Wednesday, February 16, 2005

North Korea down to its last card

North Korea's poker game with the world community may be coming to an end.

But the question is, by doing so, are they about to fold their cards?

The country that continues to follow the script of the film "The Mouse that Roared" -- where a tiny, impoverished, fictional country declares war against the United States simply for the aid that will follow their quick defeat -- is becoming more desperate as its options become ever more limited.

By declaring itself a nuclear state, North Korea is playing the only card it has left in the deck.

It's betting that the United States is so intent on safeguarding itself and its allies from the nuclear threat that it can be drawn to the negotiating table one on one.

In this case, the best thing for the United States to do is tighten the screws of sanctions a little bit tighter, and not allow North Korea's nuclear boast to raise the bid.

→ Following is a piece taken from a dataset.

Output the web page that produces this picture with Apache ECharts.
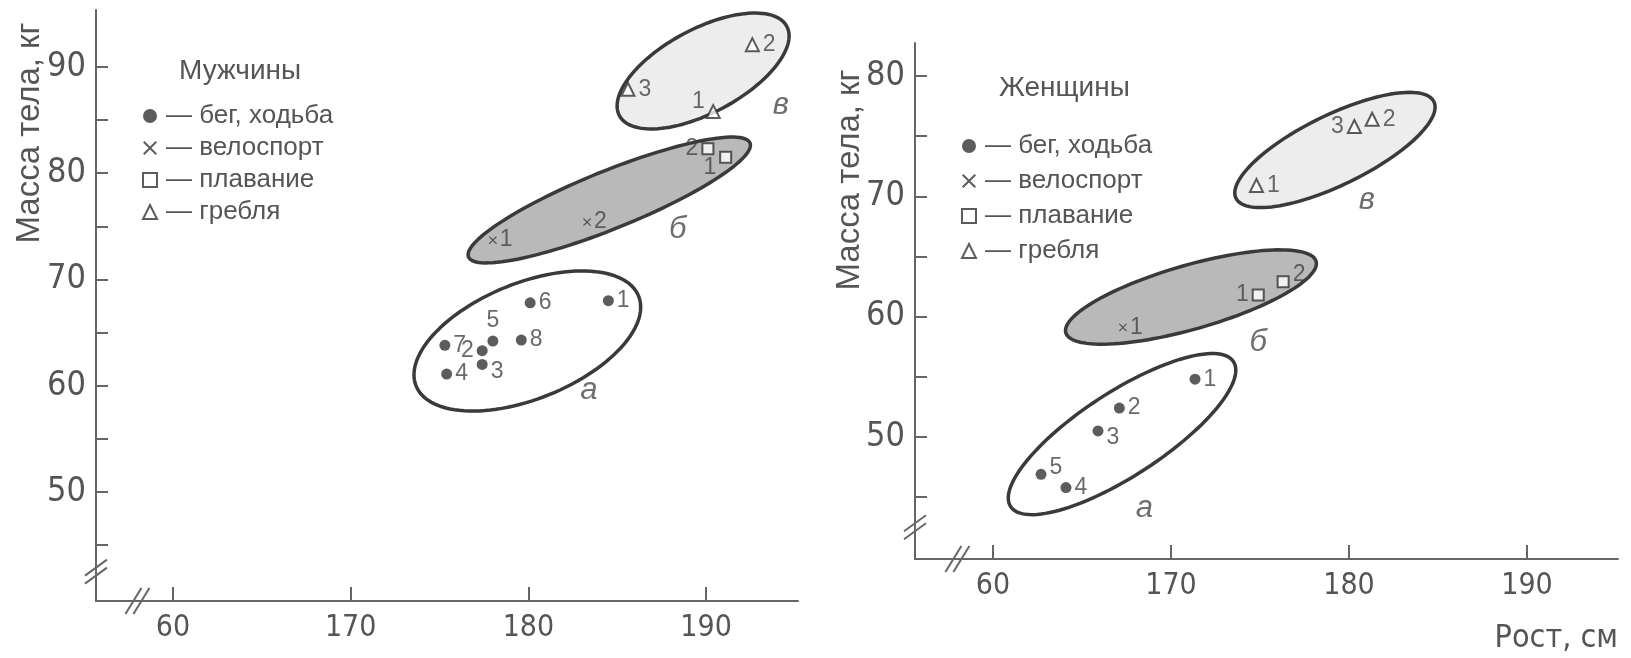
<!DOCTYPE html>
<html><head><meta charset="utf-8">
<script src="https://cdn.jsdelivr.net/npm/echarts@6/dist/echarts.min.js"></script>
<style>html,body{margin:0;padding:0;background:#fff}#c{width:1631px;height:658px}</style>
</head><body><div id="c"></div>
<script>
// ---------- data ----------
const sportNames = ['бег, ходьба', 'велоспорт', 'плавание', 'гребля'];
const panelTitles = ['Мужчины', 'Женщины'];
const yAxisTitle = 'Масса тела, кг';
const xAxisTitle = 'Рост, см';

// men
const menRunX = [184.5, 177.4, 177.4, 175.4, 178.0, 180.1, 175.3, 179.6];
const menRunY = [68.0, 63.3, 62.0, 61.1, 64.2, 67.8, 63.8, 64.3];
const menCycX = [178.0, 183.3];
const menCycY = [73.7, 75.4];
const menSwimX = [191.1, 190.1];
const menSwimY = [81.5, 82.3];
const menRowX = [190.4, 192.6, 185.6];
const menRowY = [85.8, 92.1, 87.9];

// women
const womenRunX = [171.35, 167.1, 165.9, 164.1, 162.7];
const womenRunY = [54.8, 52.4, 50.5, 45.8, 46.9];
const womenCycX = [167.3];
const womenCycY = [59.1];
const womenSwimX = [174.9, 176.3];
const womenSwimY = [61.8, 62.9];
const womenRowX = [174.8, 181.3, 180.3];
const womenRowY = [70.9, 76.4, 75.8];

// groups (а, б, в): centre, end of long half-axis, short/long ratio
const groupLetters = ['а', 'б', 'в'];
const menGroupCX = [179.94, 184.55, 189.83];
const menGroupCY = [64.21, 77.48, 89.62];
const menGroupEX = [186.20, 192.47, 194.54];
const menGroupEY = [68.44, 82.84, 93.82];
const menGroupRatio = [0.483, 0.19, 0.442];
const menGroupLabelX = [183.4, 188.4, 194.2];
const menGroupLabelY = [59.6, 74.7, 86.4];

const womenGroupCX = [167.25, 171.12, 179.21];
const womenGroupCY = [50.24, 61.63, 73.85];
const womenGroupEX = [173.51, 178.15, 184.77];
const womenGroupEY = [56.26, 64.60, 77.86];
const womenGroupRatio = [0.316, 0.246, 0.318];
const womenGroupLabelX = [168.5, 174.9, 181.0];
const womenGroupLabelY = [44.1, 57.9, 69.7];

// axes
const xTickValues = [160, 170, 180, 190];
const xTickLabels = ['60', '170', '180', '190'];
const menYTicks = [45, 50, 55, 60, 65, 70, 75, 80, 85, 90];
const menYLabels = [50, 60, 70, 80, 90];
const womenYTicks = [45, 50, 55, 60, 65, 70, 75, 80];
const womenYLabels = [50, 60, 70, 80];
const xBreakValue = 158;
const yBreakValue = 42.5;

// ---------- styles ----------
const axisColor = '#666';
const narrow = "'Liberation Sans Narrow','Arial Narrow','DejaVu Sans Condensed',sans-serif";
const regular = "'Liberation Sans',Arial,sans-serif";
const groupFills = ['rgba(255,255,255,0)', '#b9b9b9', '#ededed'];
const xPath = 'path://M0,1L1,0L5,4L9,0L10,1L6,5L10,9L9,10L5,6L1,10L0,9L4,5Z';
const symbols = ['circle', xPath, 'emptyRect', 'emptyTriangle'];
const symbolSizes = [11, 8, 11, 13];

const menLabelPos = [
  ['right', 'left', 'rightLow', 'right', 'top', 'right', 'right', 'right'],
  ['right', 'right'],
  ['leftLow', 'left'],
  ['leftHigh', 'right', 'right']
];
const womenLabelPos = [
  ['right', 'right', 'rightLow', 'right', 'rightHigh'],
  ['right'],
  ['left', 'rightHigh'],
  ['right', 'right', 'left']
];

const posMap = {
  right: {position: 'right', offset: [0, 0]},
  rightLow: {position: 'right', offset: [0, 7]},
  rightHigh: {position: 'right', offset: [0, -7]},
  left: {position: 'left', offset: [0, 0]},
  leftLow: {position: 'left', offset: [0, 10]},
  leftHigh: {position: 'left', offset: [2, -10]},
  top: {position: 'top', offset: [0, 0]}
};

const grids = [
  {left: 96, top: 10, width: 702, height: 591},
  {left: 915, top: 43, width: 703, height: 516}
];
const xRanges = [[155.67, 195.17], [155.62, 195.11]];
const yRanges = [[39.74, 95.36], [39.86, 82.74]];

function makeXAxis(i) {
  const ax = {
    type: 'value', gridIndex: i, min: xRanges[i][0], max: xRanges[i][1],
    splitLine: {show: false},
    axisLine: {show: true, onZero: false, lineStyle: {color: axisColor, width: 2}},
    axisTick: {show: true, inside: true, length: 14, customValues: xTickValues,
      lineStyle: {color: axisColor, width: 2}},
    axisLabel: {show: true, customValues: xTickValues, margin: 12,
      formatter: v => xTickLabels[xTickValues.indexOf(Math.round(v))],
      fontFamily: narrow, fontSize: 30, color: '#555'}
  };
  if (i === 1) {
    ax.name = xAxisTitle;
    ax.nameLocation = 'end';
    ax.nameGap = 0;
    ax.nameTextStyle = {fontFamily: narrow, fontSize: 32, color: '#555',
      align: 'right', verticalAlign: 'top', padding: [64, 0, 0, 0]};
  }
  return ax;
}
function makeYAxis(i, ticks, labels) {
  return {
    type: 'value', gridIndex: i, min: yRanges[i][0], max: yRanges[i][1],
    splitLine: {show: false},
    axisLine: {show: true, onZero: false, lineStyle: {color: axisColor, width: 2}},
    axisTick: {show: true, inside: true, length: 12, customValues: ticks,
      lineStyle: {color: axisColor, width: 2}},
    axisLabel: {show: true, customValues: labels, margin: 10,
      fontFamily: narrow, fontSize: 34, color: '#555'}
  };
}

function pointSeries(gi, k, xs, ys, labelPos) {
  return {
    type: 'scatter', name: sportNames[k], xAxisIndex: gi, yAxisIndex: gi, z: 5,
    symbol: symbols[k], symbolSize: symbolSizes[k],
    itemStyle: {color: '#333', borderColor: '#333', borderWidth: k >= 2 ? 2.4 : 0},
    label: {show: true, formatter: p => p.name, fontFamily: regular, fontSize: 23, color: '#444', distance: 3},
    data: xs.map((x, j) => {
      const lp = posMap[labelPos[j]];
      return {name: String(j + 1), value: [x, ys[j]], label: {position: lp.position, offset: lp.offset}};
    })
  };
}

function groupSeries(gi, cx, cy, ex, ey, ratio) {
  return {
    type: 'custom', xAxisIndex: gi, yAxisIndex: gi, z: 1, silent: true,
    encode: {x: [0, 2], y: [1, 3]},
    data: cx.map((v, j) => [v, cy[j], ex[j], ey[j], ratio[j]]),
    renderItem: (params, api) => {
      const c = api.coord([api.value(0), api.value(1)]);
      const e = api.coord([api.value(2), api.value(3)]);
      const r = api.value(4);
      const ux = e[0] - c[0], uy = e[1] - c[1];
      const pts = [];
      const n = 120;
      for (let k = 0; k < n; k++) {
        const t = k / n * 2 * Math.PI;
        const ct = Math.cos(t), st = Math.sin(t);
        pts.push([c[0] + ct * ux - st * r * uy, c[1] + ct * uy + st * r * ux]);
      }
      return {type: 'polygon', shape: {points: pts},
        style: {fill: groupFills[params.dataIndex], stroke: '#3a3a3a', lineWidth: 3.5}};
    }
  };
}

function groupLabelSeries(gi, lx, ly) {
  return {
    type: 'scatter', xAxisIndex: gi, yAxisIndex: gi, z: 4, symbolSize: 0, silent: true,
    label: {show: true, position: 'inside', formatter: p => p.name,
      fontFamily: regular, fontStyle: 'italic', fontSize: 31, color: '#4a4a4a'},
    data: lx.map((x, j) => ({name: groupLetters[j], value: [x, ly[j]]}))
  };
}

function breakSeries(gi) {
  return {
    type: 'custom', xAxisIndex: gi, yAxisIndex: gi, z: 6, silent: true, clip: false,
    data: [[xBreakValue, yRanges[gi][0], 0], [xRanges[gi][0], yBreakValue, 1]],
    renderItem: (params, api) => {
      const p = api.coord([api.value(0), api.value(1)]);
      const kind = api.value(2);
      const st = {stroke: axisColor, lineWidth: 2};
      const ch = [];
      for (const o of [-4, 4]) {
        if (kind === 0) {
          ch.push({type: 'line', shape: {x1: p[0] - 8 + o, y1: p[1] + 13, x2: p[0] + 8 + o, y2: p[1] - 13}, style: st});
        } else {
          ch.push({type: 'line', shape: {x1: p[0] - 11, y1: p[1] + 8 + o, x2: p[0] + 11, y2: p[1] - 8 + o}, style: st});
        }
      }
      return {type: 'group', children: ch};
    }
  };
}

const legendCommon = {
  orient: 'vertical', itemWidth: 14, itemHeight: 14, selectedMode: false,
  formatter: n => '— ' + n,
  textStyle: {fontFamily: regular, fontSize: 26, color: '#555', padding: [0, 0, 0, 4]},
  data: sportNames
};

const titleFont = "33px 'Liberation Sans', Arial, sans-serif";

const option = {
  animation: false,
  backgroundColor: '#fff',
  grid: grids,
  title: [
    {text: panelTitles[0], left: 174, top: 52, textStyle: {fontFamily: regular, fontSize: 28, fontWeight: 'normal', color: '#555'}},
    {text: panelTitles[1], left: 994, top: 69, textStyle: {fontFamily: regular, fontSize: 28, fontWeight: 'normal', color: '#555'}}
  ],
  legend: [
    Object.assign({}, legendCommon, {left: 137, top: 97, itemGap: 4, textStyle: Object.assign({}, legendCommon.textStyle, {lineHeight: 28})}),
    Object.assign({}, legendCommon, {left: 956, top: 126, itemGap: 5, textStyle: Object.assign({}, legendCommon.textStyle, {lineHeight: 30})})
  ],
  xAxis: [makeXAxis(0), makeXAxis(1)],
  yAxis: [makeYAxis(0, menYTicks, menYLabels), makeYAxis(1, womenYTicks, womenYLabels)],
  graphic: [
    {type: 'text', x: 30, y: 133, rotation: Math.PI / 2,
      style: {text: yAxisTitle, align: 'center', verticalAlign: 'middle', font: titleFont, fill: '#555'}},
    {type: 'text', x: 850, y: 180, rotation: Math.PI / 2,
      style: {text: yAxisTitle, align: 'center', verticalAlign: 'middle', font: titleFont, fill: '#555'}}
  ],
  series: [
    groupSeries(0, menGroupCX, menGroupCY, menGroupEX, menGroupEY, menGroupRatio),
    groupSeries(1, womenGroupCX, womenGroupCY, womenGroupEX, womenGroupEY, womenGroupRatio),
    groupLabelSeries(0, menGroupLabelX, menGroupLabelY),
    groupLabelSeries(1, womenGroupLabelX, womenGroupLabelY),
    pointSeries(0, 0, menRunX, menRunY, menLabelPos[0]),
    pointSeries(0, 1, menCycX, menCycY, menLabelPos[1]),
    pointSeries(0, 2, menSwimX, menSwimY, menLabelPos[2]),
    pointSeries(0, 3, menRowX, menRowY, menLabelPos[3]),
    pointSeries(1, 0, womenRunX, womenRunY, womenLabelPos[0]),
    pointSeries(1, 1, womenCycX, womenCycY, womenLabelPos[1]),
    pointSeries(1, 2, womenSwimX, womenSwimY, womenLabelPos[2]),
    pointSeries(1, 3, womenRowX, womenRowY, womenLabelPos[3]),
    breakSeries(0),
    breakSeries(1)
  ]
};

const chart = echarts.init(document.getElementById('c'), null, {renderer: 'canvas'});
chart.setOption(option);
</script>
</body></html>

North Korea knows that with the United States and China enjoying good relations, the hermitic state can no longer rely on the world's most populous country as a close ally.

So, what is North Korea after by making such a desperate declaration? In their attempts to goad the U.S. alone to the table, what does it have to offer, besides threats?

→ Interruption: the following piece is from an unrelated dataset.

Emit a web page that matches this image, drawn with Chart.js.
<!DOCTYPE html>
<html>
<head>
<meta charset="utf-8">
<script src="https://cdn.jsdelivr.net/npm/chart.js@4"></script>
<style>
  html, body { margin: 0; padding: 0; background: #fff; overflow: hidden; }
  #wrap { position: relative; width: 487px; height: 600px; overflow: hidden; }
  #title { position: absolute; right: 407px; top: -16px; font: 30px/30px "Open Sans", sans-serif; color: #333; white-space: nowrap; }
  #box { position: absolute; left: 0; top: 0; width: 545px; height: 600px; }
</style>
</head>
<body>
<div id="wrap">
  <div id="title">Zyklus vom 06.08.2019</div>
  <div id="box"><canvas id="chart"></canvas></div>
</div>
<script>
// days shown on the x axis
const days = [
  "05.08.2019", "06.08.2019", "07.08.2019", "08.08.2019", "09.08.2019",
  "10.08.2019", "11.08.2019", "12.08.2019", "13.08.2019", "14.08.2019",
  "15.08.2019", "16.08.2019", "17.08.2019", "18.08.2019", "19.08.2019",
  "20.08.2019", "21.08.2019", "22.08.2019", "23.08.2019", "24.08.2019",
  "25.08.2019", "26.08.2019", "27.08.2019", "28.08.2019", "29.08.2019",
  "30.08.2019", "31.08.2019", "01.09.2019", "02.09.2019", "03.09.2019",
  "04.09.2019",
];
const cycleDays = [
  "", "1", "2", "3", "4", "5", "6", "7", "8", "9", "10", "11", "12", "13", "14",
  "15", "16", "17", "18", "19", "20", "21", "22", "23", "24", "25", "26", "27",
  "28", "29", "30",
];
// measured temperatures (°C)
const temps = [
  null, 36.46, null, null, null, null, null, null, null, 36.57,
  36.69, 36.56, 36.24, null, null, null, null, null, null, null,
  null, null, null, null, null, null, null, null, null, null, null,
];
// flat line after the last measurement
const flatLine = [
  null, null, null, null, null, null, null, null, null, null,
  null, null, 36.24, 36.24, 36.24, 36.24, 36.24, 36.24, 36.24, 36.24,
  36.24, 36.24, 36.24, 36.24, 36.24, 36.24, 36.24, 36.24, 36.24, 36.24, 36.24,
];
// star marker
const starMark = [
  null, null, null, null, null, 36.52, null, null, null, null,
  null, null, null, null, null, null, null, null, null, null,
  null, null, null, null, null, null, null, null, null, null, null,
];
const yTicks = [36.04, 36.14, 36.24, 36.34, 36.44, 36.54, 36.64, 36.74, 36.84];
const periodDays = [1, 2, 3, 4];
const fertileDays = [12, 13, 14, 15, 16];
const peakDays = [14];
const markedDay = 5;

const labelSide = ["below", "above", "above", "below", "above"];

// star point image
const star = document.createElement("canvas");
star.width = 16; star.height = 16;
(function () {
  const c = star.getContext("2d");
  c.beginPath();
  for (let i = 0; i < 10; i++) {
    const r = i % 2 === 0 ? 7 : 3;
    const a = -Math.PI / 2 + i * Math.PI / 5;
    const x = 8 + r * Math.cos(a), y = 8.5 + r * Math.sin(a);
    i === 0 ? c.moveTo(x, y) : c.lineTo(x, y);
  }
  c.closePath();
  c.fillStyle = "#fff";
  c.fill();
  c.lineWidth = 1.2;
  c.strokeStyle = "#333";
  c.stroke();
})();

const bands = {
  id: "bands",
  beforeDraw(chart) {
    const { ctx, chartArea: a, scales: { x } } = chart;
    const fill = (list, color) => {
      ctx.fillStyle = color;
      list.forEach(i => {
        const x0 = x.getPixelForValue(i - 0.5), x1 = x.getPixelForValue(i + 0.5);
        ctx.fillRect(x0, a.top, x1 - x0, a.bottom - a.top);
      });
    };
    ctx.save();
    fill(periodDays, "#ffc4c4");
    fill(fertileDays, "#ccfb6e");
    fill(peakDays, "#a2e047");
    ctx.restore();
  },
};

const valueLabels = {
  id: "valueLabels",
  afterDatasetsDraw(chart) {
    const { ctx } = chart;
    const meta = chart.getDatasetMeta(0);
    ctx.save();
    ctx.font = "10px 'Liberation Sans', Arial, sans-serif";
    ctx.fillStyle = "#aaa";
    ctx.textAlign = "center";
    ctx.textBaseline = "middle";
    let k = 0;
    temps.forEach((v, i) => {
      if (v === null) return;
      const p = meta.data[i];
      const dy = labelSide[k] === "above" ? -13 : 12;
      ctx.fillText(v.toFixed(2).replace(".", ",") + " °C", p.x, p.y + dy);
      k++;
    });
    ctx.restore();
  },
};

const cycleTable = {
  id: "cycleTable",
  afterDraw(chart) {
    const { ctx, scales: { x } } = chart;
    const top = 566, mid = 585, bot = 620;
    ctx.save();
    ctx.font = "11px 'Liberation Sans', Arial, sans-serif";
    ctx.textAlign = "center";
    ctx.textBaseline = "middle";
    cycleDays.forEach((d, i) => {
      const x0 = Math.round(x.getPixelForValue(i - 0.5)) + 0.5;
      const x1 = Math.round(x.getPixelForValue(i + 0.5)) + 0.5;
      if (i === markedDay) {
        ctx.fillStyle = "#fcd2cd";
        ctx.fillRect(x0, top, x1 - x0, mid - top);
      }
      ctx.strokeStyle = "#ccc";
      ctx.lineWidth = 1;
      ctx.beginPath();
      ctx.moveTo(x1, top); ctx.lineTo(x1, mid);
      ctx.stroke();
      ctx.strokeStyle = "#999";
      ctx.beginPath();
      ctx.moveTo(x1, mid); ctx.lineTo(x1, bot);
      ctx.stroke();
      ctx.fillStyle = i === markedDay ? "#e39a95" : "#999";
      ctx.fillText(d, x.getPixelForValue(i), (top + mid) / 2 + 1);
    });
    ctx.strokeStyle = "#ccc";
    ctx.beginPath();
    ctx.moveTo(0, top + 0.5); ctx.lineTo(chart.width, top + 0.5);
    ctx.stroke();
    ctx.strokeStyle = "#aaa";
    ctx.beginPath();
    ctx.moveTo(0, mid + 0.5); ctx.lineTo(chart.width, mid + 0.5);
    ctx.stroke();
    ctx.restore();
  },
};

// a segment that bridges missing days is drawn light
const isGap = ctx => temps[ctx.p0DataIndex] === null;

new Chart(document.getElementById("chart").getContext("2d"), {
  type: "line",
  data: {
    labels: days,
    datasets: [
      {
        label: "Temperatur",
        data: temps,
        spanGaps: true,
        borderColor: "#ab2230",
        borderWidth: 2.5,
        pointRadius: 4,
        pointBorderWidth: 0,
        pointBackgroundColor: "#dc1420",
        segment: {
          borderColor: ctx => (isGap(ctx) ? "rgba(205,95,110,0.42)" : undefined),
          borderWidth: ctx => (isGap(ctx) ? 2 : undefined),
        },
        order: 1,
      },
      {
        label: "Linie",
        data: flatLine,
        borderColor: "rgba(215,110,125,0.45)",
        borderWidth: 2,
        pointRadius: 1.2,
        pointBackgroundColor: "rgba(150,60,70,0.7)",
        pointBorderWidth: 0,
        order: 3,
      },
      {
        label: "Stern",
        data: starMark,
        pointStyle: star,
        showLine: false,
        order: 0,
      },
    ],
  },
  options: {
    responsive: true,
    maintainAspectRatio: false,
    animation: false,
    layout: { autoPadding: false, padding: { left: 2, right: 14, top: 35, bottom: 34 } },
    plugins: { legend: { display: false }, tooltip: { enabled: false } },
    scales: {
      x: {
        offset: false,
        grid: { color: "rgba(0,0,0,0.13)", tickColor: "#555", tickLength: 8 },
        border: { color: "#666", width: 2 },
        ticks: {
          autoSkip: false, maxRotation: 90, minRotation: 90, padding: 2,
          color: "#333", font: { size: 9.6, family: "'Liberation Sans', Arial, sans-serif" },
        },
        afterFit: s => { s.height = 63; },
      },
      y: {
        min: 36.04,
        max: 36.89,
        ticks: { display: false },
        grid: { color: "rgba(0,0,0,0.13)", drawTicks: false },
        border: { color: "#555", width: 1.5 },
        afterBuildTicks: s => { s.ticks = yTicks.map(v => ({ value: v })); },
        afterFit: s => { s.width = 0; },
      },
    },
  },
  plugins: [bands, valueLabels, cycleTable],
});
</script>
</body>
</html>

Perhaps the wildest possible scenario is that North Korean leader Kim Jong Il is finally looking for a way to save his nation and to do so with dignity -- at least a domestic dignity. He wants to maintain whatever honor the communist system has with its people. He wants to save his own skin, and preserve the legacy of the crumbling communist state.

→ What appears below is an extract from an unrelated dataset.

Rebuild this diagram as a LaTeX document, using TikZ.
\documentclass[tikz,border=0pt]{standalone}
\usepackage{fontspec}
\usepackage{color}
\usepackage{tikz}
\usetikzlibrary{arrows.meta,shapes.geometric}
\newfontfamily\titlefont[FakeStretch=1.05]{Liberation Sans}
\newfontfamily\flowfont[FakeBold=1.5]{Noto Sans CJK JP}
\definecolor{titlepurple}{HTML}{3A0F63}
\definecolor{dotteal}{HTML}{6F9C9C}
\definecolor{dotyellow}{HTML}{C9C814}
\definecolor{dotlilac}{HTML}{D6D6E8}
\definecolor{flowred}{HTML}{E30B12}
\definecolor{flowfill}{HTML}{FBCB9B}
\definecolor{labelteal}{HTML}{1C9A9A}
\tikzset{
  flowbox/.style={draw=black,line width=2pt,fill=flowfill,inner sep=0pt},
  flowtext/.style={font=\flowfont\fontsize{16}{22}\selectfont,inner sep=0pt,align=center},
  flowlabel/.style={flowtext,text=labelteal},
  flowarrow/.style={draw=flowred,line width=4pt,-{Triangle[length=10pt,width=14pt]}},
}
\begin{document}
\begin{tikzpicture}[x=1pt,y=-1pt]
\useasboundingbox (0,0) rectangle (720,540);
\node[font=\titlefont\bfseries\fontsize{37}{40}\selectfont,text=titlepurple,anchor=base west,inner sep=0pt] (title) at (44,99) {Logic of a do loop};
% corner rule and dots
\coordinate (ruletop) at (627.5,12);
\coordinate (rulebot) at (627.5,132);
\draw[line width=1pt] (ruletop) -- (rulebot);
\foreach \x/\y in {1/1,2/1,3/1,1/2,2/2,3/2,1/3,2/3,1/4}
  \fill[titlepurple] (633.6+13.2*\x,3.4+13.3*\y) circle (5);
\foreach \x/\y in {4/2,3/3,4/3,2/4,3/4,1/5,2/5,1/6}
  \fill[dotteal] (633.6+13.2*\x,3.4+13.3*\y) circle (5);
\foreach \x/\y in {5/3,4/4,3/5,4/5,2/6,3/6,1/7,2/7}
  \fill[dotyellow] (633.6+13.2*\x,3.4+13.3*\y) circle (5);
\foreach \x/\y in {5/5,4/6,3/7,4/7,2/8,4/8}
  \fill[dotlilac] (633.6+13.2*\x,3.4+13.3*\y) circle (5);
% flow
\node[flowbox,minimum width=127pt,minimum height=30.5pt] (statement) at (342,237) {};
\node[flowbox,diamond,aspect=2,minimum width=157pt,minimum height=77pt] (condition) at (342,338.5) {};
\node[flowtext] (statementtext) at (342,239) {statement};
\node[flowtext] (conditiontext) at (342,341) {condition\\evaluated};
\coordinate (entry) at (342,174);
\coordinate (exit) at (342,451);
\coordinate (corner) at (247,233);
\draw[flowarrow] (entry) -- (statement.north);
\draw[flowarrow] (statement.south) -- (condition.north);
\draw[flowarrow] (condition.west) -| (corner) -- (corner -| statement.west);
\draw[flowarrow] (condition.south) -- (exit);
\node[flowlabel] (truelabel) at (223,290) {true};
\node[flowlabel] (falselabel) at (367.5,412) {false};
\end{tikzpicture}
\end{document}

Perhaps Kim vainly sees himself as a future hero in a nuclear arms treaty with the United States, recalling Reagan and Gorbachev in 1986. As crazy as that sounds, it is appropriate for a foreign policy as schizophrenic as North Korea's.

If Kim wants to play the same role for his country that Mikhail Gorbachev did for the Soviet Union -- the nuclear threats and demands are a funny way of showing it.

Certainly their intention is not to warn the world community to just leave them alone. If that were the case, they wouldn't be beckoning for the United States.

This is nuclear blackmail, plain and simple. And they must not be allowed to get away with it.

Concession isn't what the North Koreans have in store, or else they could do so quietly. Instead, they want support for their desperate economy, and to do that, they wave a threatening finger at the world's richest, most powerful nation.

But salvation is possible. If North Korea is genuinely looking for a way out of their mess, it need only look south.